The guide also says Christians need to 'evaluate' racist attitudes and practices

A Salvation Army guide aimed at "courageous conversations about racism" asks "White Americans" to "stop trying to be ‘colorblind.’"

The guide, "Let's Talk About Racism," was released in April and created by the Salvation Army International Social Justice Commission. It is meant to provide "internal dialogue" on the issue of racism among members of the Salvation Army.

"While many Salvationists have acted firmly and courageously against racism, The Salvation Army acknowledges with regret, that Salvationists have sometimes shared in the sins of racism and conformed to economic, organizational and social pressures that perpetuate racism," the guide states.

The guide's "introduction" states that Christians need to "evaluate" racist attitudes and practices.


Two volunteers collecting for the Salvation Army in New York City

"There is an urgent need for Christians to evaluate racist attitudes and practices in light of our faith and to live faithfully in today’s world. We need to seek the wisdom and grace of God in every part of our lives," the guide states.

The guide, first reported on the Daily Wire, also asks salvationists to apologize for their racism, stating it is "necessary if we want to move towards racial reconciliation."

Additionally, the guide says "White culture" has challenges it needs to overcome, including "denial of racism," "defensiveness about race," and states that "White Americans" need to "stop trying to be ‘colorblind.’"

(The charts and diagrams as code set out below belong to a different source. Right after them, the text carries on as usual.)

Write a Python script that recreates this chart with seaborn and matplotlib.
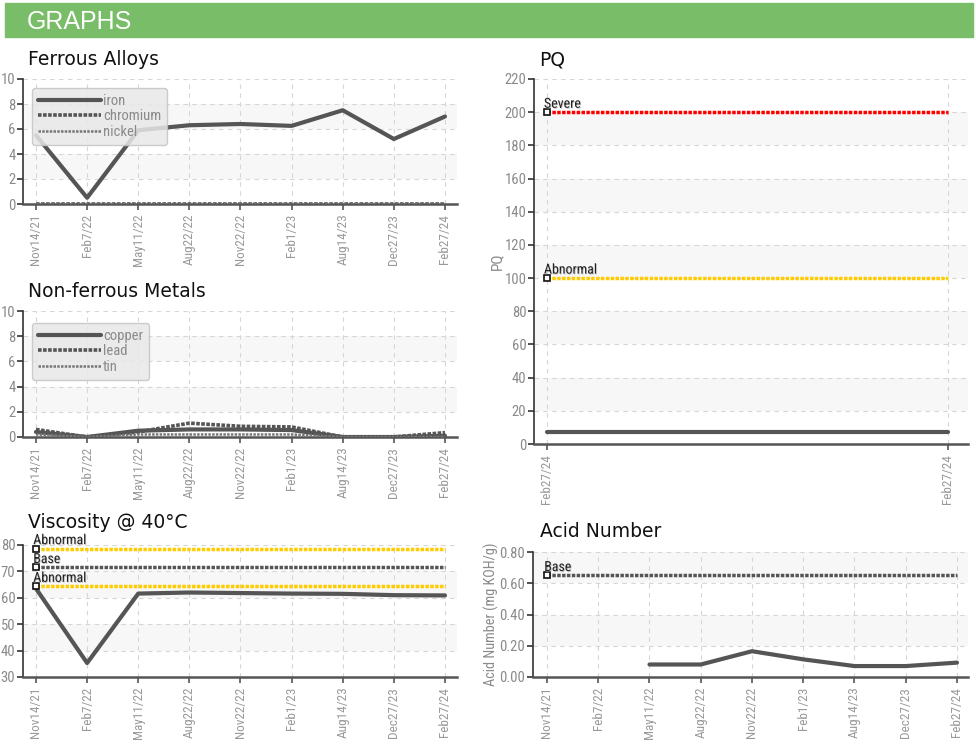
import numpy as np
import pandas as pd
import matplotlib
matplotlib.use("Agg")
import matplotlib.pyplot as plt
import seaborn as sns
from matplotlib import font_manager as fm
from matplotlib.patches import Rectangle
import matplotlib.patheffects as pe

# ---------------- data ----------------
dates = ["Nov14/21", "Feb7/22", "May11/22", "Aug22/22", "Nov22/22",
         "Feb1/23", "Aug14/23", "Dec27/23", "Feb27/24"]
iron = [5.5, 0.5, 5.9, 6.3, 6.4, 6.25, 7.5, 5.2, 7.0]
chromium = [0, 0, 0, 0, 0, 0, 0, 0, 0]
nickel = [0, 0, 0, 0, 0, 0, 0, 0, 0]
copper = [0.4, 0.0, 0.5, 0.6, 0.6, 0.55, 0.0, 0.0, 0.1]
lead = [0.6, 0.0, 0.4, 1.1, 0.85, 0.8, 0.0, 0.0, 0.35]
tin = [0.2, 0.0, 0.2, 0.2, 0.2, 0.2, 0.0, 0.0, 0.0]
viscosity = [63.5, 35.3, 61.6, 62.0, 61.8, 61.6, 61.5, 61.0, 60.9]
visc_abnormal_high = 78.65
visc_base = 71.5
visc_abnormal_low = 64.35
pq_dates = ["Feb27/24", "Feb27/24"]
pq = [7, 7]
pq_severe = 200
pq_abnormal = 100
acid = [np.nan, np.nan, 0.08, 0.08, 0.165, 0.113, 0.07, 0.07, 0.092]
acid_base = 0.65

# ---------------- fonts ----------------
sns.set_theme(style="white")
names = {f.name for f in fm.fontManager.ttflist}
narrow = "Roboto Condensed" if "Roboto Condensed" in names else None
cond_family = [narrow, "DejaVu Sans"] if narrow else ["DejaVu Sans"]
cond_stretch = "normal" if narrow else "condensed"
plt.rcParams["font.family"] = ["DejaVu Sans"]

W, H = 976, 744
fig = plt.figure(figsize=(W / 100, H / 100), dpi=100)

DARK = "#555555"
GRID = "#d6d6d6"
BAND = "#f7f7f7"
LW = 3.0


def px_axes(x0, y0, x1, y1):
    return fig.add_axes([x0 / W, 1 - y1 / H, (x1 - x0) / W, (y1 - y0) / H])


def style(ax, labels, xlim, ylim, yticks, yfmt="{:g}"):
    ax.set_xlim(*xlim)
    ax.set_ylim(*ylim)
    for i in range(len(yticks) - 1):
        if i % 2 == 1:
            ax.axhspan(yticks[i], yticks[i + 1], color=BAND, zorder=0, lw=0)
    ax.set_xticks(range(len(labels)))
    ax.set_xticklabels(labels, rotation=90, family=cond_family,
                       stretch=cond_stretch, fontsize=9.5, color="#9a9a9a")
    ax.set_yticks(yticks)
    ax.set_yticklabels([yfmt.format(v) for v in yticks], family=cond_family,
                       stretch=cond_stretch, fontsize=10.5, color="#8a8a8a")
    ax.grid(True, ls=(0, (4, 4)), color=GRID, lw=0.8, zorder=1)
    ax.set_axisbelow(True)
    for s in ["top", "right"]:
        ax.spines[s].set_visible(False)
    ax.spines["left"].set_color("#333333")
    ax.spines["left"].set_linewidth(1.2)
    ax.spines["bottom"].set_color("#555555")
    ax.spines["bottom"].set_linewidth(1.8)
    ax.tick_params(axis="y", length=4, width=1.2, color="#333333", pad=1.5, left=True)
    ax.tick_params(axis="x", length=4, width=1.2, color="#555555", pad=3, bottom=True)
    ax.set_xlabel("")
    ax.set_ylabel("")


def limit_line(ax, n, value, color, label):
    sns.lineplot(x=np.arange(n), y=np.full(n, value), ax=ax, color=color,
                 lw=2.5, ls=(0, (1, 0.4)), zorder=4, legend=False)
    ax.plot(0, value, marker="s", ms=5, mfc="white", mec="#111111", mew=1.2,
            zorder=6, clip_on=False)
    ax.annotate(label, (0, value), xytext=(-2, 3.2), textcoords="offset points",
                ha="left", va="baseline", fontsize=10, color="#222222",
                family=cond_family, stretch=cond_stretch, zorder=7,
                path_effects=[pe.withSimplePatchShadow(offset=(0.6, -0.6),
                                                      shadow_rgbFace="#999999", alpha=0.6)])


def legend(ax, x, y):
    leg = ax.legend(loc="upper left", bbox_to_anchor=(x, y), frameon=True,
                    fancybox=True, facecolor="#e8e8e8", edgecolor="#c4c4c4",
                    framealpha=0.85, handlelength=4.3, handletextpad=0.15,
                    labelspacing=0.1, borderpad=0.4, borderaxespad=0,
                    prop={"family": cond_family, "stretch": cond_stretch, "size": 10.5})
    for t in leg.get_texts():
        t.set_color("#8a8a8a")
    leg.set_zorder(10)


n = len(dates)
idx = np.arange(n)
left_xlim = (-0.254, 8.235)

# ---------------- header ----------------
fig.patches.append(Rectangle((5 / W, 1 - 37 / H), 968 / W, 34 / H,
                             transform=fig.transFigure, color="#79bd69", zorder=0))
fig.text(27 / W, 1 - 29 / H, "GRAPHS", color="white", fontsize=18,
         family=["Liberation Sans", "DejaVu Sans"], va="baseline", ha="left")

title_kw = dict(fontsize=13.5, color="#111111", va="baseline", ha="left",
                family=["DejaVu Sans"])

# ---------------- Ferrous Alloys ----------------
ax1 = px_axes(23, 79, 457, 204)
sns.lineplot(x=idx, y=iron, ax=ax1, color=DARK, lw=LW, label="iron", zorder=5)
sns.lineplot(x=idx, y=chromium, ax=ax1, color=DARK, lw=2.6, ls=(0, (1, 0.4)),
             label="chromium", zorder=5)
sns.lineplot(x=idx, y=nickel, ax=ax1, color="#777777", lw=1.8, ls=(0, (1, 0.5)),
             label="nickel", zorder=5)
style(ax1, dates, left_xlim, (0, 10), [0, 2, 4, 6, 8, 10])
legend(ax1, 0.021, 0.928)
fig.text(28 / W, 1 - 65 / H, "Ferrous Alloys", **title_kw)

# ---------------- Non-ferrous Metals ----------------
ax2 = px_axes(23, 311, 457, 437)
sns.lineplot(x=idx, y=copper, ax=ax2, color=DARK, lw=LW, label="copper", zorder=5)
sns.lineplot(x=idx, y=lead, ax=ax2, color=DARK, lw=2.6, ls=(0, (1, 0.4)),
             label="lead", zorder=5)
sns.lineplot(x=idx, y=tin, ax=ax2, color="#777777", lw=1.8, ls=(0, (1, 0.5)),
             label="tin", zorder=5)
style(ax2, dates, left_xlim, (0, 10), [0, 2, 4, 6, 8, 10])
legend(ax2, 0.021, 0.905)
fig.text(28 / W, 1 - 297 / H, "Non-ferrous Metals", **title_kw)

# ---------------- Viscosity ----------------
ax3 = px_axes(23, 545, 457, 677)
sns.lineplot(x=idx, y=viscosity, ax=ax3, color=DARK, lw=LW, zorder=5, legend=False)
limit_line(ax3, n, visc_abnormal_high, "#ffcc00", "Abnormal")
limit_line(ax3, n, visc_base, DARK, "Base")
limit_line(ax3, n, visc_abnormal_low, "#ffcc00", "Abnormal")
style(ax3, dates, left_xlim, (30, 80), [30, 40, 50, 60, 70, 80])
fig.text(28 / W, 1 - 528 / H, "Viscosity @ 40°C", **title_kw)

# ---------------- PQ ----------------
ax4 = px_axes(534, 79, 968, 444)
m = len(pq_dates)
sns.lineplot(x=np.arange(m), y=pq, ax=ax4, color=DARK, lw=LW, zorder=5, legend=False)
limit_line(ax4, m, pq_severe, "#ff0000", "Severe")
limit_line(ax4, m, pq_abnormal, "#ffcc00", "Abnormal")
style(ax4, pq_dates, (-0.0317, 1.051), (0, 220), list(range(0, 221, 20)))
ax4.set_ylabel("PQ", family=cond_family, stretch=cond_stretch, fontsize=11,
               color="#8a8a8a", labelpad=0)
fig.text(539 / W, 1 - 65 / H, "PQ", **title_kw)

# ---------------- Acid Number ----------------
ax5 = px_axes(533, 552, 968, 677)
sns.lineplot(x=idx, y=acid, ax=ax5, color=DARK, lw=LW, zorder=5, legend=False)
limit_line(ax5, n, acid_base, DARK, "Base")
style(ax5, dates, (-0.273, 8.215), (0, 0.8), [0, 0.2, 0.4, 0.6, 0.8], "{:.2f}")
ax5.set_ylabel("Acid Number (mg KOH/g)", family=cond_family, stretch=cond_stretch,
               fontsize=10.3, color="#8a8a8a", labelpad=0)
fig.text(540 / W, 1 - 537 / H, "Acid Number", **title_kw)

fig.savefig("out.png", dpi=100)
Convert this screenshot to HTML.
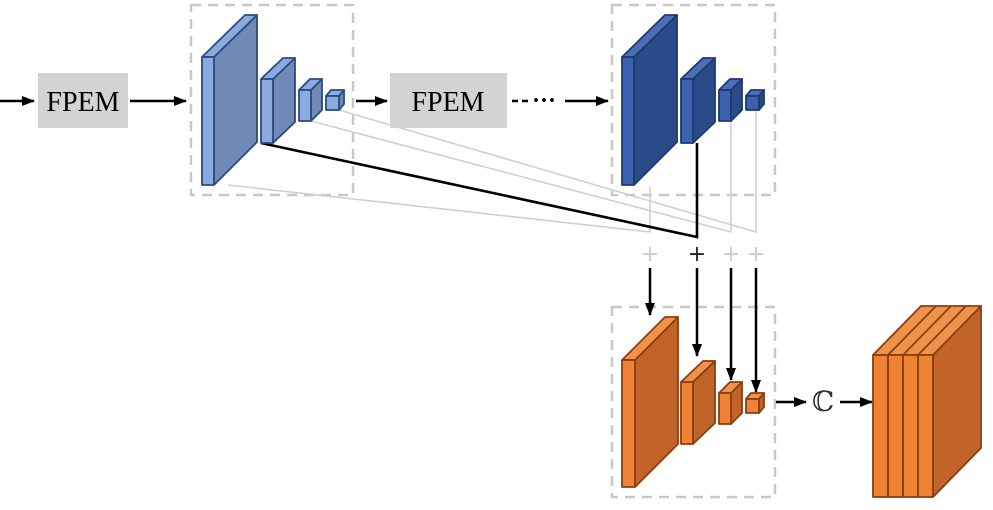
<!DOCTYPE html><html><head><style>body{margin:0;background:#fff}</style></head><body>
<svg width="993" height="505" viewBox="0 0 993 505" xmlns="http://www.w3.org/2000/svg">
<defs>
<marker id="a" markerWidth="13" markerHeight="10" refX="12" refY="5" orient="auto" markerUnits="userSpaceOnUse"><path d="M0,0 L13,5 L0,10z" fill="#000"/></marker>
</defs>
<g fill="none" stroke="#c8c8c8" stroke-width="2.5" stroke-dasharray="10,7">
<rect x="191" y="5" width="162" height="190"/><rect x="612" y="5" width="163" height="190"/><rect x="612" y="307" width="163" height="190"/></g>
<g stroke="#d0d0d0" stroke-width="1.6" fill="none">
<path d="M228,185 L650,232 L650,187"/><path d="M311,121 L731,232 L731,121"/><path d="M339,110 L756,232 L756,110"/></g>
<path d="M261,143 L697,237 L697,143" stroke="#000" stroke-width="2.6" fill="none"/>
<g stroke="#000" stroke-width="2.5" marker-end="url(#a)">
<line x1="0" y1="101" x2="34" y2="101"/><line x1="130" y1="101" x2="186" y2="101"/><line x1="356" y1="101" x2="387" y2="101"/>
<line x1="565" y1="101" x2="608" y2="101"/>
<line x1="650" y1="268" x2="650" y2="315"/><line x1="697" y1="268" x2="697" y2="356"/><line x1="731" y1="268" x2="731" y2="380"/><line x1="756" y1="268" x2="756" y2="392"/>
<line x1="776" y1="402" x2="806" y2="402"/><line x1="840" y1="402" x2="872" y2="402"/></g>
<line x1="512" y1="101" x2="528" y2="101" stroke="#000" stroke-width="2.5" stroke-dasharray="6,4"/>
<text x="532" y="108" font-family="Liberation Serif,serif" font-size="24" font-weight="bold">···</text>
<rect x="38" y="73" width="90" height="55" fill="#d3d3d3"/><rect x="390" y="73" width="117" height="55" fill="#d3d3d3"/>
<text x="83" y="111" font-family="Liberation Serif,serif" font-size="28" text-anchor="middle">FPEM</text>
<text x="448" y="111" font-family="Liberation Serif,serif" font-size="28" text-anchor="middle">FPEM</text>
<g font-family="DejaVu Sans,sans-serif" font-size="22" text-anchor="middle"><text x="650" y="261" fill="#ccc">+</text><text x="697" y="261" fill="#222">+</text><text x="731" y="261" fill="#ccc">+</text><text x="756" y="261" fill="#ccc">+</text></g>
<text x="823" y="411" font-family="DejaVu Serif,serif" font-size="28" text-anchor="middle" fill="#333">ℂ</text>
<g stroke-width="1.8" stroke-linejoin="round">
<g stroke="#2b4a80">
<path d="M214,57 L257,15 L257,142 L214,185Z" fill="#7089b6"/><path d="M202,57 L245,15 L257,15 L214,57Z" fill="#8aaae0"/><rect x="202" y="57" width="12" height="128" fill="#8aaae0"/>
<path d="M273,79 L295,58 L295,122 L273,143Z" fill="#7089b6"/><path d="M261,79 L283,58 L295,58 L273,79Z" fill="#8aaae0"/><rect x="261" y="79" width="12" height="64" fill="#8aaae0"/>
<path d="M311,90 L322,79 L322,110 L311,121Z" fill="#7089b6"/><path d="M299,90 L310,79 L322,79 L311,90Z" fill="#8aaae0"/><rect x="299" y="90" width="12" height="31" fill="#8aaae0"/>
<path d="M339,96 L344,90 L344,104 L339,110Z" fill="#7089b6"/><path d="M326,96 L331,90 L344,90 L339,96Z" fill="#8aaae0"/><rect x="326" y="96" width="13" height="14" fill="#8aaae0"/>
</g>
<g stroke="#1f3a6a">
<path d="M634,57 L677,15 L677,142 L634,185Z" fill="#2a4a8a"/><path d="M622,57 L665,15 L677,15 L634,57Z" fill="#4a6fb8"/><rect x="622" y="57" width="12" height="128" fill="#3b62ae"/>
<path d="M693,79 L715,58 L715,122 L693,143Z" fill="#2a4a8a"/><path d="M681,79 L703,58 L715,58 L693,79Z" fill="#4a6fb8"/><rect x="681" y="79" width="12" height="64" fill="#3b62ae"/>
<path d="M731,90 L742,79 L742,110 L731,121Z" fill="#2a4a8a"/><path d="M719,90 L730,79 L742,79 L731,90Z" fill="#4a6fb8"/><rect x="719" y="90" width="12" height="31" fill="#3b62ae"/>
<path d="M759,96 L764,90 L764,104 L759,110Z" fill="#2a4a8a"/><path d="M746,96 L751,90 L764,90 L759,96Z" fill="#4a6fb8"/><rect x="746" y="96" width="13" height="14" fill="#3b62ae"/>
</g>
<g stroke="#8a3e10">
<path d="M635,360 L678,317 L678,444 L635,487Z" fill="#c2632a"/><path d="M622,360 L665,317 L678,317 L635,360Z" fill="#f0934a"/><rect x="622" y="360" width="13" height="127" fill="#ef8235"/>
<path d="M693,382 L715,361 L715,423 L693,444Z" fill="#c2632a"/><path d="M681,382 L703,361 L715,361 L693,382Z" fill="#f0934a"/><rect x="681" y="382" width="12" height="62" fill="#ef8235"/>
<path d="M731,393 L742,382 L742,413 L731,424Z" fill="#c2632a"/><path d="M719,393 L730,382 L742,382 L731,393Z" fill="#f0934a"/><rect x="719" y="393" width="12" height="31" fill="#ef8235"/>
<path d="M759,399 L764,393 L764,407 L759,413Z" fill="#c2632a"/><path d="M746,399 L751,393 L764,393 L759,399Z" fill="#f0934a"/><rect x="746" y="399" width="13" height="14" fill="#ef8235"/>
<path d="M933,355 L981,306 L981,448 L933,497Z" fill="#c2632a"/><path d="M873,355 L921,306 L981,306 L933,355Z" fill="#f0934a"/>
<path d="M888,355 L936,306 M903,355 L951,306 M918,355 L966,306" fill="none"/>
<rect x="873" y="355" width="15" height="142" fill="#ef8235"/><rect x="888" y="355" width="15" height="142" fill="#ef8235"/><rect x="903" y="355" width="15" height="142" fill="#ef8235"/><rect x="918" y="355" width="15" height="142" fill="#ef8235"/>
</g></g>
</svg></body></html>
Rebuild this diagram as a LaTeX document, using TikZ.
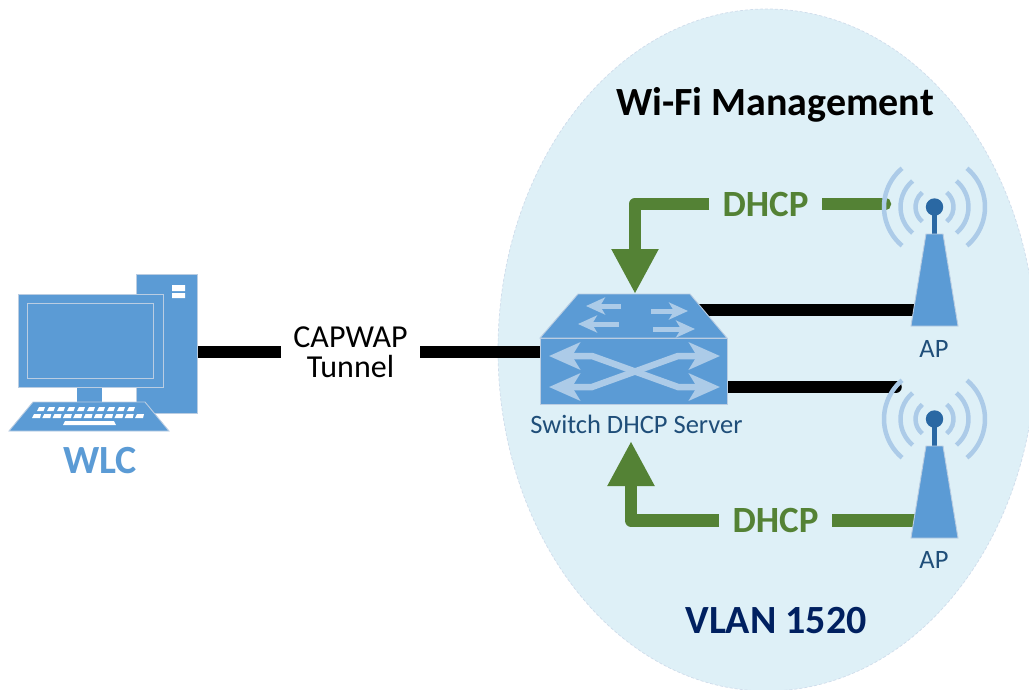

"Stop trying to be ‘colorblind,'" the guide states. "While this might sound helpful, it actually ignores the God-given differences we all possess, as well as the beautiful cultures of our Black and Brown brothers and sisters. Instead of trying to be colorblind, try seeing the beauty in our differences, and welcome them into your homes, churches and workplaces."

Under the "resources" section, the guide lists books from authors such as Ibram X. Kendi and Robin DiAngelo.

A giant Salvation Army Red Kettle in celebration of Giving Tuesday, Dec. 1, 2020, in New York's Times Square. (AP Photo/Mary Altaffer)

The Salvation Army's website also displays a "Study Guide on Racism" which claims that "racism can be so entrenched in institutions and culture that people can unintentionally and unwittingly perpetuate racial division."

"For instance, devout Christians who naively use racial epithets or a well-intentioned Sunday school curriculum that only uses white photography and imagery," the guide states.


In a statement posted Thursday, the Salvation Army rebuked claims that "the Salvation Army believes America is an inherently racist society."

In this Nov. 15, 2014 file photo, Salvation Army bell ringer Esther Rahenkamp of Avon Park, Fla., greets shoppers at NorthPark Mall in Davenport, Iowa, standing next to a 700-pound donation kettle. (Gary Krambeck/The Dispatch via AP, File)

"Those claims are false, and they distort the very goal of our work," the Salvation Army said. "The truth is that The Salvation Army believes that racism is fundamentally incompatible with Christianity, and we are called to work toward a world where all people are loved, accepted, and valued. Our positional statement on racism makes this clear."


The Salvation Army also responded to criticism of the study guides, claiming that "no one is being told how to think."

"The Salvation Army has occasionally published study guides on various complex topics, including race, to help foster positive conversations and reflection among Salvationists. The hope is that by openly discussing these issues, we can encourage a more thoughtful organization that is better positioned to serve those in need. These guides are solely designed for internal use. No one is being told how to think. Period," the statement says.